## Task brief
Write out the material exactly, without any of its pictures.

[Source code of charts]
════

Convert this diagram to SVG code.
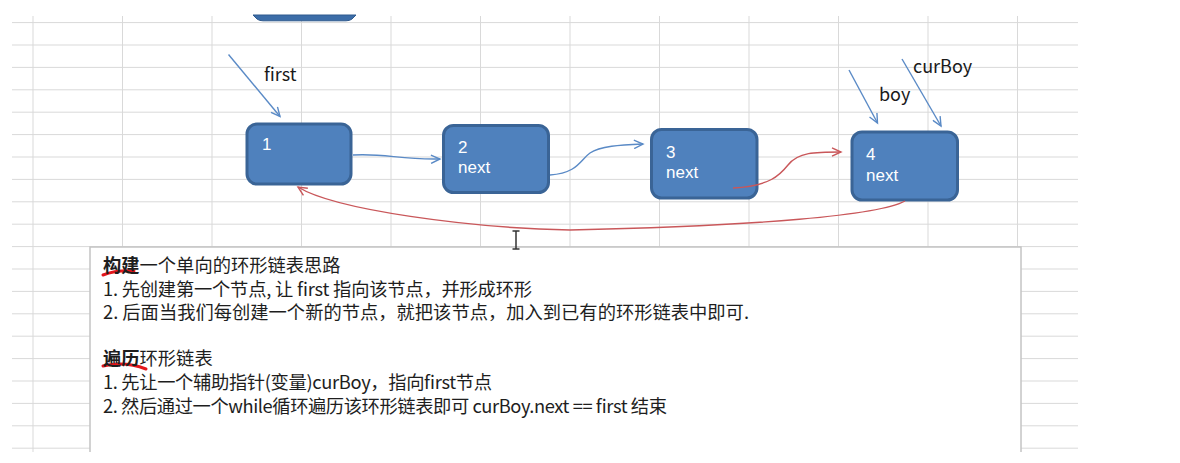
<svg xmlns="http://www.w3.org/2000/svg" width="1180" height="463" viewBox="0 0 1180 463">
  <style>
    .grid line { stroke: #d9d9d9; stroke-width: 1; }
    .node rect { fill: #4F81BD; stroke: #3A6496; stroke-width: 3; }
    .ntxt { font-family: "Liberation Sans", Arial, sans-serif; font-size: 17px; fill: #ffffff; }
    .lbl { font-family: "Noto Sans CJK SC", "Noto Sans", sans-serif; font-size: 18px; fill: #1a1a1a; }
    .blue { fill: none; stroke: #5A8AC6; stroke-width: 1.4; }
    .red { fill: none; stroke: #C9575A; stroke-width: 1.4; }
    .note { font-family: "Noto Sans CJK SC", "Noto Sans", sans-serif; font-size: 18.3px; fill: #1e1e1e; }
    .b { font-weight: 700; }
    .uline { fill: none; stroke: #e3161c; stroke-width: 3; stroke-linecap: round; }
  </style>
  <defs>
    <marker id="arrowBlue" viewBox="0 0 12 10" refX="10" refY="5" markerWidth="12" markerHeight="10" markerUnits="userSpaceOnUse" orient="auto">
      <path d="M1,0.8 L10,5 L1,9.2" fill="none" stroke="#5A8AC6" stroke-width="1.4"/>
    </marker>
    <marker id="arrowRed" viewBox="0 0 12 10" refX="10" refY="5" markerWidth="12" markerHeight="10" markerUnits="userSpaceOnUse" orient="auto">
      <path d="M1,0.8 L10,5 L1,9.2" fill="none" stroke="#C9575A" stroke-width="1.4"/>
    </marker>
  </defs>

  <rect x="0" y="0" width="1180" height="463" fill="#ffffff"/>

  <g id="grid" class="grid">
    <line x1="12" y1="22.6" x2="1078" y2="22.6"/>
    <line x1="12" y1="45" x2="1078" y2="45"/>
    <line x1="12" y1="67.4" x2="1078" y2="67.4"/>
    <line x1="12" y1="89.8" x2="1078" y2="89.8"/>
    <line x1="12" y1="112.2" x2="1078" y2="112.2"/>
    <line x1="12" y1="134.6" x2="1078" y2="134.6"/>
    <line x1="12" y1="157" x2="1078" y2="157"/>
    <line x1="12" y1="179.4" x2="1078" y2="179.4"/>
    <line x1="12" y1="201.8" x2="1078" y2="201.8"/>
    <line x1="12" y1="224.2" x2="1078" y2="224.2"/>
    <line x1="12" y1="246.6" x2="1078" y2="246.6"/>
    <line x1="12" y1="269" x2="1078" y2="269"/>
    <line x1="12" y1="291.4" x2="1078" y2="291.4"/>
    <line x1="12" y1="313.8" x2="1078" y2="313.8"/>
    <line x1="12" y1="336.2" x2="1078" y2="336.2"/>
    <line x1="12" y1="358.6" x2="1078" y2="358.6"/>
    <line x1="12" y1="381" x2="1078" y2="381"/>
    <line x1="12" y1="403.4" x2="1078" y2="403.4"/>
    <line x1="12" y1="425.8" x2="1078" y2="425.8"/>
    <line x1="12" y1="448.2" x2="1078" y2="448.2"/>
    <line x1="33" y1="16" x2="33" y2="452"/>
    <line x1="122.5" y1="16" x2="122.5" y2="452"/>
    <line x1="212" y1="16" x2="212" y2="452"/>
    <line x1="301.5" y1="16" x2="301.5" y2="452"/>
    <line x1="391" y1="16" x2="391" y2="452"/>
    <line x1="480.5" y1="16" x2="480.5" y2="452"/>
    <line x1="570" y1="16" x2="570" y2="452"/>
    <line x1="659.5" y1="16" x2="659.5" y2="452"/>
    <line x1="749" y1="16" x2="749" y2="452"/>
    <line x1="838.5" y1="16" x2="838.5" y2="452"/>
    <line x1="928" y1="16" x2="928" y2="452"/>
    <line x1="1017.5" y1="16" x2="1017.5" y2="452"/>
  </g>

  <g id="top-shape">
    <path d="M253,15 L356,15 L352,19 Q350,20.8 346,20.8 L263,20.8 Q259,20.8 257,19 Z" fill="#3C6DA8" stroke="#2F5A8E" stroke-width="1"/>
  </g>

  <g id="node1" class="node">
    <rect x="247" y="124" width="104" height="60" rx="10"/>
    <text class="ntxt" x="262" y="150">1</text>
  </g>
  <g id="node2" class="node">
    <rect x="443.5" y="125.5" width="105" height="67" rx="10"/>
    <text class="ntxt" x="458" y="152.5">2</text>
    <text class="ntxt" x="458" y="173">next</text>
  </g>
  <g id="node3" class="node">
    <rect x="651.5" y="129.5" width="105.5" height="68.5" rx="10"/>
    <text class="ntxt" x="666" y="157.5">3</text>
    <text class="ntxt" x="666" y="178">next</text>
  </g>
  <g id="node4" class="node">
    <rect x="852" y="132" width="105.5" height="68" rx="10"/>
    <text class="ntxt" x="866" y="160">4</text>
    <text class="ntxt" x="866" y="180.5">next</text>
  </g>

  <g id="connectors">
    <path class="blue" d="M228.5,54.5 L280,116.5" marker-end="url(#arrowBlue)"/>
    <path class="blue" d="M849,70 L877.5,123" marker-end="url(#arrowBlue)"/>
    <path class="blue" d="M902,59 L941,126" marker-end="url(#arrowBlue)"/>
    <path class="blue" d="M353,155 C385,153 400,160 440,159" marker-end="url(#arrowBlue)"/>
    <path class="blue" d="M550,175 C578,173 580,160 590,153 C600,146 620,145 643,144" marker-end="url(#arrowBlue)"/>
    <path class="red" d="M733,188 C770,186 780,175 788,165 C798,152 815,152 841,152" marker-end="url(#arrowRed)"/>
    <path class="red" d="M905,201 C880,215 760,226 570,230 C470,228 335,210 298,187" marker-end="url(#arrowRed)"/>
    <text class="lbl" x="264" y="81">first</text>
    <text class="lbl" x="879" y="101">boy</text>
    <text class="lbl" x="913" y="73">curBoy</text>
  </g>

  <g id="notes">
    <rect x="90" y="247" width="931" height="240" fill="#ffffff" stroke="#c4c4c4" stroke-width="1.5"/>
    <path class="uline" d="M103,275 Q116,270 134,271"/>
    <path class="uline" d="M103,366 Q125,361 146,369"/>
    <text class="note" x="103" y="272"><tspan class="b">构建</tspan>一个单向的环形链表思路</text>
    <text class="note" x="103" y="295.5" textLength="429" lengthAdjust="spacing">1. 先创建第一个节点, 让 first 指向该节点，并形成环形</text>
    <text class="note" x="103" y="319">2. 后面当我们每创建一个新的节点，就把该节点，加入到已有的环形链表中即可.</text>
    <text class="note" x="103" y="364.5"><tspan class="b">遍历</tspan>环形链表</text>
    <text class="note" x="103" y="389" textLength="389" lengthAdjust="spacing">1. 先让一个辅助指针(变量)curBoy，指向first节点</text>
    <text class="note" x="103" y="413" textLength="564" lengthAdjust="spacing">2. 然后通过一个while循环遍历该环形链表即可 curBoy.next == first 结束</text>
  </g>

  <g id="cursor">
    <path d="M512.5,231 H519.5 M516,231 V249 M512.5,249 H519.5" fill="none" stroke="#333333" stroke-width="1.5"/>
  </g>

  <rect x="0" y="452" width="1180" height="11" fill="#ffffff"/>
</svg>
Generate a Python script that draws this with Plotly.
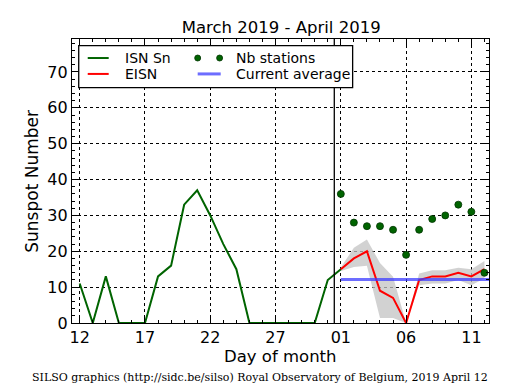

════

## Solution
Convert this diagram to SVG code.
<svg xmlns="http://www.w3.org/2000/svg" width="1180" height="463" viewBox="0 0 1180 463">
  <style>
    .grid line { stroke: #d9d9d9; stroke-width: 1; }
    .node rect { fill: #4F81BD; stroke: #3A6496; stroke-width: 3; }
    .ntxt { font-family: "Liberation Sans", Arial, sans-serif; font-size: 17px; fill: #ffffff; }
    .lbl { font-family: "Noto Sans CJK SC", "Noto Sans", sans-serif; font-size: 18px; fill: #1a1a1a; }
    .blue { fill: none; stroke: #5A8AC6; stroke-width: 1.4; }
    .red { fill: none; stroke: #C9575A; stroke-width: 1.4; }
    .note { font-family: "Noto Sans CJK SC", "Noto Sans", sans-serif; font-size: 18.3px; fill: #1e1e1e; }
    .b { font-weight: 700; }
    .uline { fill: none; stroke: #e3161c; stroke-width: 3; stroke-linecap: round; }
  </style>
  <defs>
    <marker id="arrowBlue" viewBox="0 0 12 10" refX="10" refY="5" markerWidth="12" markerHeight="10" markerUnits="userSpaceOnUse" orient="auto">
      <path d="M1,0.8 L10,5 L1,9.2" fill="none" stroke="#5A8AC6" stroke-width="1.4"/>
    </marker>
    <marker id="arrowRed" viewBox="0 0 12 10" refX="10" refY="5" markerWidth="12" markerHeight="10" markerUnits="userSpaceOnUse" orient="auto">
      <path d="M1,0.8 L10,5 L1,9.2" fill="none" stroke="#C9575A" stroke-width="1.4"/>
    </marker>
  </defs>

  <rect x="0" y="0" width="1180" height="463" fill="#ffffff"/>

  <g id="grid" class="grid">
    <line x1="12" y1="22.6" x2="1078" y2="22.6"/>
    <line x1="12" y1="45" x2="1078" y2="45"/>
    <line x1="12" y1="67.4" x2="1078" y2="67.4"/>
    <line x1="12" y1="89.8" x2="1078" y2="89.8"/>
    <line x1="12" y1="112.2" x2="1078" y2="112.2"/>
    <line x1="12" y1="134.6" x2="1078" y2="134.6"/>
    <line x1="12" y1="157" x2="1078" y2="157"/>
    <line x1="12" y1="179.4" x2="1078" y2="179.4"/>
    <line x1="12" y1="201.8" x2="1078" y2="201.8"/>
    <line x1="12" y1="224.2" x2="1078" y2="224.2"/>
    <line x1="12" y1="246.6" x2="1078" y2="246.6"/>
    <line x1="12" y1="269" x2="1078" y2="269"/>
    <line x1="12" y1="291.4" x2="1078" y2="291.4"/>
    <line x1="12" y1="313.8" x2="1078" y2="313.8"/>
    <line x1="12" y1="336.2" x2="1078" y2="336.2"/>
    <line x1="12" y1="358.6" x2="1078" y2="358.6"/>
    <line x1="12" y1="381" x2="1078" y2="381"/>
    <line x1="12" y1="403.4" x2="1078" y2="403.4"/>
    <line x1="12" y1="425.8" x2="1078" y2="425.8"/>
    <line x1="12" y1="448.2" x2="1078" y2="448.2"/>
    <line x1="33" y1="16" x2="33" y2="452"/>
    <line x1="122.5" y1="16" x2="122.5" y2="452"/>
    <line x1="212" y1="16" x2="212" y2="452"/>
    <line x1="301.5" y1="16" x2="301.5" y2="452"/>
    <line x1="391" y1="16" x2="391" y2="452"/>
    <line x1="480.5" y1="16" x2="480.5" y2="452"/>
    <line x1="570" y1="16" x2="570" y2="452"/>
    <line x1="659.5" y1="16" x2="659.5" y2="452"/>
    <line x1="749" y1="16" x2="749" y2="452"/>
    <line x1="838.5" y1="16" x2="838.5" y2="452"/>
    <line x1="928" y1="16" x2="928" y2="452"/>
    <line x1="1017.5" y1="16" x2="1017.5" y2="452"/>
  </g>

  <g id="top-shape">
    <path d="M253,15 L356,15 L352,19 Q350,20.8 346,20.8 L263,20.8 Q259,20.8 257,19 Z" fill="#3C6DA8" stroke="#2F5A8E" stroke-width="1"/>
  </g>

  <g id="node1" class="node">
    <rect x="247" y="124" width="104" height="60" rx="10"/>
    <text class="ntxt" x="262" y="150">1</text>
  </g>
  <g id="node2" class="node">
    <rect x="443.5" y="125.5" width="105" height="67" rx="10"/>
    <text class="ntxt" x="458" y="152.5">2</text>
    <text class="ntxt" x="458" y="173">next</text>
  </g>
  <g id="node3" class="node">
    <rect x="651.5" y="129.5" width="105.5" height="68.5" rx="10"/>
    <text class="ntxt" x="666" y="157.5">3</text>
    <text class="ntxt" x="666" y="178">next</text>
  </g>
  <g id="node4" class="node">
    <rect x="852" y="132" width="105.5" height="68" rx="10"/>
    <text class="ntxt" x="866" y="160">4</text>
    <text class="ntxt" x="866" y="180.5">next</text>
  </g>

  <g id="connectors">
    <path class="blue" d="M228.5,54.5 L280,116.5" marker-end="url(#arrowBlue)"/>
    <path class="blue" d="M849,70 L877.5,123" marker-end="url(#arrowBlue)"/>
    <path class="blue" d="M902,59 L941,126" marker-end="url(#arrowBlue)"/>
    <path class="blue" d="M353,155 C385,153 400,160 440,159" marker-end="url(#arrowBlue)"/>
    <path class="blue" d="M550,175 C578,173 580,160 590,153 C600,146 620,145 643,144" marker-end="url(#arrowBlue)"/>
    <path class="red" d="M733,188 C770,186 780,175 788,165 C798,152 815,152 841,152" marker-end="url(#arrowRed)"/>
    <path class="red" d="M905,201 C880,215 760,226 570,230 C470,228 335,210 298,187" marker-end="url(#arrowRed)"/>
    <text class="lbl" x="264" y="81">first</text>
    <text class="lbl" x="879" y="101">boy</text>
    <text class="lbl" x="913" y="73">curBoy</text>
  </g>

  <g id="notes">
    <rect x="90" y="247" width="931" height="240" fill="#ffffff" stroke="#c4c4c4" stroke-width="1.5"/>
    <path class="uline" d="M103,275 Q116,270 134,271"/>
    <path class="uline" d="M103,366 Q125,361 146,369"/>
    <text class="note" x="103" y="272"><tspan class="b">构建</tspan>一个单向的环形链表思路</text>
    <text class="note" x="103" y="295.5" textLength="429" lengthAdjust="spacing">1. 先创建第一个节点, 让 first 指向该节点，并形成环形</text>
    <text class="note" x="103" y="319">2. 后面当我们每创建一个新的节点，就把该节点，加入到已有的环形链表中即可.</text>
    <text class="note" x="103" y="364.5"><tspan class="b">遍历</tspan>环形链表</text>
    <text class="note" x="103" y="389" textLength="389" lengthAdjust="spacing">1. 先让一个辅助指针(变量)curBoy，指向first节点</text>
    <text class="note" x="103" y="413" textLength="564" lengthAdjust="spacing">2. 然后通过一个while循环遍历该环形链表即可 curBoy.next == first 结束</text>
  </g>

  <g id="cursor">
    <path d="M512.5,231 H519.5 M516,231 V249 M512.5,249 H519.5" fill="none" stroke="#333333" stroke-width="1.5"/>
  </g>

  <rect x="0" y="452" width="1180" height="11" fill="#ffffff"/>
</svg>
Generate a Python script that draws this with Plotly.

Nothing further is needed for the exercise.